Common Mistakes to Avoid
- Burning the butter or marshmallows. Keep the heat low and stir constantly—nobody likes smoky Rice Krispie treats.
- Pressing too hard. You want gooey, not concrete. Gentle presses are your friend.
- Skipping the greasing. Unless you want to see your hard work stick to the pan forever.
- Adding cereal too early. The marshmallow needs to be fully melted for even coating.
Alternatives & Substitutions
- Cereal swap: Try Cocoa Krispies or Cheerios for a fun twist.
- Butter substitute: Margarine or coconut oil works if you want a slightly different flavor.
- Marshmallow swap: Vegan marshmallows exist, so nobody gets left out.
- Add-ins: Chocolate chips, peanut butter, crushed cookies, or sprinkles—go wild.
Final Thoughts
There you have it: 3 ingredients, zero stress, and a direct ticket back to childhood.
Perfect for a snack, dessert, or emergency sugar fix.
Now go make a batch, enjoy the gooey goodness, and maybe even eat one with a big glass of milk—because you deserve it.

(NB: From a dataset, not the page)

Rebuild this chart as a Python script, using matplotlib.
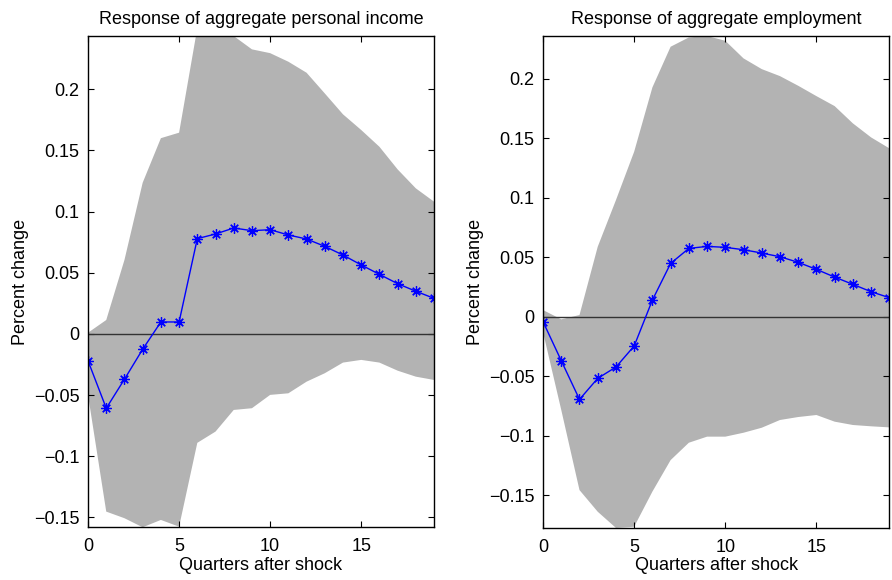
import numpy as np
import matplotlib
matplotlib.use("Agg")
import matplotlib.pyplot as plt

plt.rcParams['font.family'] = ['Liberation Sans', 'DejaVu Sans']
plt.rcParams['font.size'] = 13

quarters = list(range(20))

income_irf = [-0.0220, -0.0607, -0.0370, -0.0125, 0.0098, 0.0098, 0.0779, 0.0817,
              0.0866, 0.0844, 0.0852, 0.0809, 0.0776, 0.0716, 0.0645, 0.0564,
              0.0487, 0.0411, 0.0349, 0.0291]
income_upper = [0.001, 0.0114, 0.0605, 0.1236, 0.1600, 0.1645, 0.2500, 0.2520,
                0.2435, 0.2326, 0.2295, 0.2225, 0.2135, 0.1966, 0.1795, 0.1667,
                0.1530, 0.1345, 0.1190, 0.1081]
income_lower = [-0.0500, -0.1452, -0.1506, -0.1580, -0.1520, -0.1575, -0.0890, -0.0798,
                -0.0621, -0.0607, -0.0498, -0.0485, -0.0390, -0.0321, -0.0234, -0.0212,
                -0.0234, -0.0300, -0.0349, -0.0376]

emp_irf = [-0.0042, -0.0370, -0.0695, -0.0518, -0.0423, -0.0246, 0.0140, 0.0448,
           0.0574, 0.0591, 0.0583, 0.0563, 0.0535, 0.0504, 0.0457, 0.0398,
           0.0333, 0.0272, 0.0210, 0.0160]
emp_upper = [0.0056, -0.0022, 0.0014, 0.0588, 0.0980, 0.1387, 0.1927, 0.2269,
             0.2347, 0.2359, 0.2319, 0.2171, 0.2081, 0.2022, 0.1941, 0.1854,
             0.1770, 0.1625, 0.1507, 0.1415]
emp_lower = [-0.0130, -0.0784, -0.1457, -0.1639, -0.1775, -0.1765, -0.1470, -0.1205,
             -0.1059, -0.1008, -0.1008, -0.0975, -0.0933, -0.0868, -0.0843, -0.0826,
             -0.0882, -0.0910, -0.0921, -0.0930]

titles = ["Response of aggregate personal income", "Response of aggregate employment"]
ylims = [(-0.158, 0.2435), (-0.1773, 0.2359)]
yticks = [[-0.15, -0.1, -0.05, 0, 0.05, 0.1, 0.15, 0.2],
          [-0.15, -0.1, -0.05, 0, 0.05, 0.1, 0.15, 0.2]]
ytick_labels = ["\u22120.15", "\u22120.1", "\u22120.05", "0", "0.05", "0.1", "0.15", "0.2"]
xticks = [0, 5, 10, 15]

fig = plt.figure(figsize=(8.92, 5.80), dpi=100)
rects = [[0.0987, 0.0909, 0.3879, 0.8470], [0.6088, 0.0902, 0.3882, 0.8477]]
data = [(income_irf, income_upper, income_lower), (emp_irf, emp_upper, emp_lower)]

for i in range(2):
    ax = fig.add_axes(rects[i])
    irf, up, lo = data[i]
    ax.fill_between(quarters, lo, up, facecolor='#b3b3b3', edgecolor='none', zorder=1)
    ax.axhline(0, color='#333333', linewidth=1.0, zorder=2)
    ax.plot(quarters, irf, color='#0000ff', linewidth=1.0, marker=(8, 2, 0),
            markersize=7.5, markeredgewidth=0.9, zorder=3)
    ax.set_xlim(0, 19)
    ax.set_ylim(*ylims[i])
    ax.set_xticks(xticks)
    ax.set_yticks(yticks[i])
    ax.set_yticklabels(ytick_labels)
    ax.tick_params(direction='in', top=True, right=True, length=4.5, width=0.8,
                   labelsize=13, pad=6)
    ax.tick_params(axis='x', pad=8)
    for s in ax.spines.values():
        s.set_linewidth(1.0)
        s.set_zorder(5)
    ax.set_title(titles[i], fontsize=13, pad=9)
    ax.set_xlabel("Quarters after shock", fontsize=13, labelpad=1)
    ax.set_ylabel("Percent change", fontsize=13, labelpad=4)

fig.savefig("out.png", dpi=100)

FAQ (Frequently Asked Questions)
Can I make these ahead of time?
Yep! Store in an airtight container at room temp for up to 3 days. They stay soft and chewy.
Can I use mini marshmallows?
Absolutely. They melt faster and make stirring a breeze.
Can I double the recipe?
Totally. Just use a bigger pan or two pans so nothing overflows.
Do I have to use Rice Krispies?
Technically no, but let’s be real—substitutes change the texture and nostalgia factor.
Can I add chocolate?
Yes, drizzle melted chocolate over the top or fold in chips. Adulting, leveled up.
How do I cut without sticking?
Use a buttered knife or lightly grease your hands. Wax paper works too.
Are these gluten-free?
If you use gluten-free Rice Krispies, absolutely. Otherwise, check the cereal packaging.